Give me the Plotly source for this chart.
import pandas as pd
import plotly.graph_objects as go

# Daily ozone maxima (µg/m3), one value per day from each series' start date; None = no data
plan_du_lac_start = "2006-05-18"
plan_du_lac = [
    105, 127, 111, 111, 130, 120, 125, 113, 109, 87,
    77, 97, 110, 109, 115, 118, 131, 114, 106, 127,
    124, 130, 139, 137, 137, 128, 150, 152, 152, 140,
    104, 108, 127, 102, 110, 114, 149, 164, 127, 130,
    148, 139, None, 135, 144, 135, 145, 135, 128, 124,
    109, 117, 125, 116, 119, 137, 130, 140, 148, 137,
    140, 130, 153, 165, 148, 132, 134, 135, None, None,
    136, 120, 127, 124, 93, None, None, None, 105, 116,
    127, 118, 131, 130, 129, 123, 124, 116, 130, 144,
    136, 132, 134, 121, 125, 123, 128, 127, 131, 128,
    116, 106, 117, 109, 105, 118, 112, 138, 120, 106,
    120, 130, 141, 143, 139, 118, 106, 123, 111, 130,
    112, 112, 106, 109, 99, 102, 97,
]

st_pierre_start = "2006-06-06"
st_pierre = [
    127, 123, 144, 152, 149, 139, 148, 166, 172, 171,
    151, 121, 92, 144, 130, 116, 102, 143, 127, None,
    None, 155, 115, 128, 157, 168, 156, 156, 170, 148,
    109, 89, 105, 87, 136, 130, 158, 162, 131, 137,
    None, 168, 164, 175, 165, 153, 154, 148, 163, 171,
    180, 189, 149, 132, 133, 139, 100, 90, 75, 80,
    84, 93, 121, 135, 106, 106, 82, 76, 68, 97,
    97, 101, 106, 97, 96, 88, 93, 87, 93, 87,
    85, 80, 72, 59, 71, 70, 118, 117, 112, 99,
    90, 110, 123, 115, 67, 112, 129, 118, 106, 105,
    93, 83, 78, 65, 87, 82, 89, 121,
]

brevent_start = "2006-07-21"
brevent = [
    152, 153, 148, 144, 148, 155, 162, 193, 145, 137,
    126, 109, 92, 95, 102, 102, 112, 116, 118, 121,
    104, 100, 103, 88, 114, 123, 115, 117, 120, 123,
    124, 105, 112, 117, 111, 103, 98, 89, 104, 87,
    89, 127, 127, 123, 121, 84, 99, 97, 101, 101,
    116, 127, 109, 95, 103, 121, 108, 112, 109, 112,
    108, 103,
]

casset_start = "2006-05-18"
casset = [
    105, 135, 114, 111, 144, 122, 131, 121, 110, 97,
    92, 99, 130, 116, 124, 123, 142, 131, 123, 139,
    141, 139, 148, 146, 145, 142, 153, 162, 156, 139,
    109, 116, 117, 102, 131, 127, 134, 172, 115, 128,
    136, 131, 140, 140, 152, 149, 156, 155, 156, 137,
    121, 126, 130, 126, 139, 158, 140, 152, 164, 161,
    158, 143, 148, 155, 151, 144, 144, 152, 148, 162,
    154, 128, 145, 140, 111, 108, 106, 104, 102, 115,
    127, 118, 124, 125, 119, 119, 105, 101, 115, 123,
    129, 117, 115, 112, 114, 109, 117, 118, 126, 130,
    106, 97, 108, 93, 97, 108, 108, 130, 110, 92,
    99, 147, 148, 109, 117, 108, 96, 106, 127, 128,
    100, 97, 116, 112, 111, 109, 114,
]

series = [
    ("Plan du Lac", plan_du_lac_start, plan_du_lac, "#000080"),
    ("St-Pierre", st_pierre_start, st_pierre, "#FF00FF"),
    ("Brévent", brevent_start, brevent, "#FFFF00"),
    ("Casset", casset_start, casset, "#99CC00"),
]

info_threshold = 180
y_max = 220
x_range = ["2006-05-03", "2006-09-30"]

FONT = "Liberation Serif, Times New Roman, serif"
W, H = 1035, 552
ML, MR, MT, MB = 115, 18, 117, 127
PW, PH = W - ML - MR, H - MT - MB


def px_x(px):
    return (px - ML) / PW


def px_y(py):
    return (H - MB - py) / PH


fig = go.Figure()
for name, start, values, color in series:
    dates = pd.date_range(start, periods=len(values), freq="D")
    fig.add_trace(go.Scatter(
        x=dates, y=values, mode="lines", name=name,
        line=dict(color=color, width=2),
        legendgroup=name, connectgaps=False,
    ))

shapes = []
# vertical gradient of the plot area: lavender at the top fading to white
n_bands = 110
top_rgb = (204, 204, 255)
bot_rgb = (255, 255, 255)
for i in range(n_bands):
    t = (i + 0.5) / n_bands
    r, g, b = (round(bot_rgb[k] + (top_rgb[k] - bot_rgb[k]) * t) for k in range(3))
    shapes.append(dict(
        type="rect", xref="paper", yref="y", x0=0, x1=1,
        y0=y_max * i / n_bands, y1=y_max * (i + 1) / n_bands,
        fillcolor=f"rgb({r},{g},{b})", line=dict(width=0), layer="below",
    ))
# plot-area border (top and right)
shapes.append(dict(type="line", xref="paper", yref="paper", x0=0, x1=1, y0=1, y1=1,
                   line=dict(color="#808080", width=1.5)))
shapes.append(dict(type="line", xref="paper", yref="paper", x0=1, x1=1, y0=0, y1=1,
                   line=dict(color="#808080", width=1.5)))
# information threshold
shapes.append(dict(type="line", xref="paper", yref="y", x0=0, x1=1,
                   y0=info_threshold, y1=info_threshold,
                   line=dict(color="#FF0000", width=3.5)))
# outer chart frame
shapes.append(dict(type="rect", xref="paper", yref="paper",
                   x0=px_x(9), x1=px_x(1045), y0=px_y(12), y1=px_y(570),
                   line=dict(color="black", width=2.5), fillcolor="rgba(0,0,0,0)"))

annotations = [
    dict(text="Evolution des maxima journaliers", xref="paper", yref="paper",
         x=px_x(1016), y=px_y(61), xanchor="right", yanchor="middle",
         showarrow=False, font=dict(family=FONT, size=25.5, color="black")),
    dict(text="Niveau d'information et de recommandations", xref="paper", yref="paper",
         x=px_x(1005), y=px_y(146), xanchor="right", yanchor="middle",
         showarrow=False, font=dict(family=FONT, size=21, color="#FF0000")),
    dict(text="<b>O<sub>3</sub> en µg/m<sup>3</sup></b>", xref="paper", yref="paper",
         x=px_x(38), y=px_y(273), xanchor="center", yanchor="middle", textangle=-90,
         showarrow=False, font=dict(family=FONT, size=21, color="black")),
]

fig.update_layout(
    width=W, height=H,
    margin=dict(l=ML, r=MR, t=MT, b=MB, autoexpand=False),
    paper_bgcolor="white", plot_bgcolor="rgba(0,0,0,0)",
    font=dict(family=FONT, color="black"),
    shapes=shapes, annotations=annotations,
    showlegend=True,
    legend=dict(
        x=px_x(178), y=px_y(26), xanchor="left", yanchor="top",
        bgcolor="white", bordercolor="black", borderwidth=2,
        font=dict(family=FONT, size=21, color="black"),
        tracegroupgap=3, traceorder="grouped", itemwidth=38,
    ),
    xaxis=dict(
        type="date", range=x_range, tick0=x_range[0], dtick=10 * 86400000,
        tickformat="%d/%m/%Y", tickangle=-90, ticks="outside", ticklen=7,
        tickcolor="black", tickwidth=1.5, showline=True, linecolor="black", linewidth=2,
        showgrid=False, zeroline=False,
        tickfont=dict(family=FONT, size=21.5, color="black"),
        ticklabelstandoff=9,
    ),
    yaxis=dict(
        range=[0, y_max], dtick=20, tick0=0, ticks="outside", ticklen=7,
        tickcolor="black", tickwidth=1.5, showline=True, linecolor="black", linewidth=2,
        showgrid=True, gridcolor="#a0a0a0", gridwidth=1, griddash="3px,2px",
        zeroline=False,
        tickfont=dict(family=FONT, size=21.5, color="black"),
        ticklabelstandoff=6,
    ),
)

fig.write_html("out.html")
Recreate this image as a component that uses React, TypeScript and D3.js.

### TASK PROMPT:
Every line of the material must be returned exactly as it appears.

### ANSWER TO THE PROBLEM:
Give me the Plotly source for this chart.
import pandas as pd
import plotly.graph_objects as go

# Daily ozone maxima (µg/m3), one value per day from each series' start date; None = no data
plan_du_lac_start = "2006-05-18"
plan_du_lac = [
    105, 127, 111, 111, 130, 120, 125, 113, 109, 87,
    77, 97, 110, 109, 115, 118, 131, 114, 106, 127,
    124, 130, 139, 137, 137, 128, 150, 152, 152, 140,
    104, 108, 127, 102, 110, 114, 149, 164, 127, 130,
    148, 139, None, 135, 144, 135, 145, 135, 128, 124,
    109, 117, 125, 116, 119, 137, 130, 140, 148, 137,
    140, 130, 153, 165, 148, 132, 134, 135, None, None,
    136, 120, 127, 124, 93, None, None, None, 105, 116,
    127, 118, 131, 130, 129, 123, 124, 116, 130, 144,
    136, 132, 134, 121, 125, 123, 128, 127, 131, 128,
    116, 106, 117, 109, 105, 118, 112, 138, 120, 106,
    120, 130, 141, 143, 139, 118, 106, 123, 111, 130,
    112, 112, 106, 109, 99, 102, 97,
]

st_pierre_start = "2006-06-06"
st_pierre = [
    127, 123, 144, 152, 149, 139, 148, 166, 172, 171,
    151, 121, 92, 144, 130, 116, 102, 143, 127, None,
    None, 155, 115, 128, 157, 168, 156, 156, 170, 148,
    109, 89, 105, 87, 136, 130, 158, 162, 131, 137,
    None, 168, 164, 175, 165, 153, 154, 148, 163, 171,
    180, 189, 149, 132, 133, 139, 100, 90, 75, 80,
    84, 93, 121, 135, 106, 106, 82, 76, 68, 97,
    97, 101, 106, 97, 96, 88, 93, 87, 93, 87,
    85, 80, 72, 59, 71, 70, 118, 117, 112, 99,
    90, 110, 123, 115, 67, 112, 129, 118, 106, 105,
    93, 83, 78, 65, 87, 82, 89, 121,
]

brevent_start = "2006-07-21"
brevent = [
    152, 153, 148, 144, 148, 155, 162, 193, 145, 137,
    126, 109, 92, 95, 102, 102, 112, 116, 118, 121,
    104, 100, 103, 88, 114, 123, 115, 117, 120, 123,
    124, 105, 112, 117, 111, 103, 98, 89, 104, 87,
    89, 127, 127, 123, 121, 84, 99, 97, 101, 101,
    116, 127, 109, 95, 103, 121, 108, 112, 109, 112,
    108, 103,
]

casset_start = "2006-05-18"
casset = [
    105, 135, 114, 111, 144, 122, 131, 121, 110, 97,
    92, 99, 130, 116, 124, 123, 142, 131, 123, 139,
    141, 139, 148, 146, 145, 142, 153, 162, 156, 139,
    109, 116, 117, 102, 131, 127, 134, 172, 115, 128,
    136, 131, 140, 140, 152, 149, 156, 155, 156, 137,
    121, 126, 130, 126, 139, 158, 140, 152, 164, 161,
    158, 143, 148, 155, 151, 144, 144, 152, 148, 162,
    154, 128, 145, 140, 111, 108, 106, 104, 102, 115,
    127, 118, 124, 125, 119, 119, 105, 101, 115, 123,
    129, 117, 115, 112, 114, 109, 117, 118, 126, 130,
    106, 97, 108, 93, 97, 108, 108, 130, 110, 92,
    99, 147, 148, 109, 117, 108, 96, 106, 127, 128,
    100, 97, 116, 112, 111, 109, 114,
]

series = [
    ("Plan du Lac", plan_du_lac_start, plan_du_lac, "#000080"),
    ("St-Pierre", st_pierre_start, st_pierre, "#FF00FF"),
    ("Brévent", brevent_start, brevent, "#FFFF00"),
    ("Casset", casset_start, casset, "#99CC00"),
]

info_threshold = 180
y_max = 220
x_range = ["2006-05-03", "2006-09-30"]

FONT = "Liberation Serif, Times New Roman, serif"
W, H = 1035, 552
ML, MR, MT, MB = 115, 18, 117, 127
PW, PH = W - ML - MR, H - MT - MB


def px_x(px):
    return (px - ML) / PW


def px_y(py):
    return (H - MB - py) / PH


fig = go.Figure()
for name, start, values, color in series:
    dates = pd.date_range(start, periods=len(values), freq="D")
    fig.add_trace(go.Scatter(
        x=dates, y=values, mode="lines", name=name,
        line=dict(color=color, width=2),
        legendgroup=name, connectgaps=False,
    ))

shapes = []
# vertical gradient of the plot area: lavender at the top fading to white
n_bands = 110
top_rgb = (204, 204, 255)
bot_rgb = (255, 255, 255)
for i in range(n_bands):
    t = (i + 0.5) / n_bands
    r, g, b = (round(bot_rgb[k] + (top_rgb[k] - bot_rgb[k]) * t) for k in range(3))
    shapes.append(dict(
        type="rect", xref="paper", yref="y", x0=0, x1=1,
        y0=y_max * i / n_bands, y1=y_max * (i + 1) / n_bands,
        fillcolor=f"rgb({r},{g},{b})", line=dict(width=0), layer="below",
    ))
# plot-area border (top and right)
shapes.append(dict(type="line", xref="paper", yref="paper", x0=0, x1=1, y0=1, y1=1,
                   line=dict(color="#808080", width=1.5)))
shapes.append(dict(type="line", xref="paper", yref="paper", x0=1, x1=1, y0=0, y1=1,
                   line=dict(color="#808080", width=1.5)))
# information threshold
shapes.append(dict(type="line", xref="paper", yref="y", x0=0, x1=1,
                   y0=info_threshold, y1=info_threshold,
                   line=dict(color="#FF0000", width=3.5)))
# outer chart frame
shapes.append(dict(type="rect", xref="paper", yref="paper",
                   x0=px_x(9), x1=px_x(1045), y0=px_y(12), y1=px_y(570),
                   line=dict(color="black", width=2.5), fillcolor="rgba(0,0,0,0)"))

annotations = [
    dict(text="Evolution des maxima journaliers", xref="paper", yref="paper",
         x=px_x(1016), y=px_y(61), xanchor="right", yanchor="middle",
         showarrow=False, font=dict(family=FONT, size=25.5, color="black")),
    dict(text="Niveau d'information et de recommandations", xref="paper", yref="paper",
         x=px_x(1005), y=px_y(146), xanchor="right", yanchor="middle",
         showarrow=False, font=dict(family=FONT, size=21, color="#FF0000")),
    dict(text="<b>O<sub>3</sub> en µg/m<sup>3</sup></b>", xref="paper", yref="paper",
         x=px_x(38), y=px_y(273), xanchor="center", yanchor="middle", textangle=-90,
         showarrow=False, font=dict(family=FONT, size=21, color="black")),
]

fig.update_layout(
    width=W, height=H,
    margin=dict(l=ML, r=MR, t=MT, b=MB, autoexpand=False),
    paper_bgcolor="white", plot_bgcolor="rgba(0,0,0,0)",
    font=dict(family=FONT, color="black"),
    shapes=shapes, annotations=annotations,
    showlegend=True,
    legend=dict(
        x=px_x(178), y=px_y(26), xanchor="left", yanchor="top",
        bgcolor="white", bordercolor="black", borderwidth=2,
        font=dict(family=FONT, size=21, color="black"),
        tracegroupgap=3, traceorder="grouped", itemwidth=38,
    ),
    xaxis=dict(
        type="date", range=x_range, tick0=x_range[0], dtick=10 * 86400000,
        tickformat="%d/%m/%Y", tickangle=-90, ticks="outside", ticklen=7,
        tickcolor="black", tickwidth=1.5, showline=True, linecolor="black", linewidth=2,
        showgrid=False, zeroline=False,
        tickfont=dict(family=FONT, size=21.5, color="black"),
        ticklabelstandoff=9,
    ),
    yaxis=dict(
        range=[0, y_max], dtick=20, tick0=0, ticks="outside", ticklen=7,
        tickcolor="black", tickwidth=1.5, showline=True, linecolor="black", linewidth=2,
        showgrid=True, gridcolor="#a0a0a0", gridwidth=1, griddash="3px,2px",
        zeroline=False,
        tickfont=dict(family=FONT, size=21.5, color="black"),
        ticklabelstandoff=6,
    ),
)

fig.write_html("out.html")
Recreate this image as a component that uses React, TypeScript and D3.js.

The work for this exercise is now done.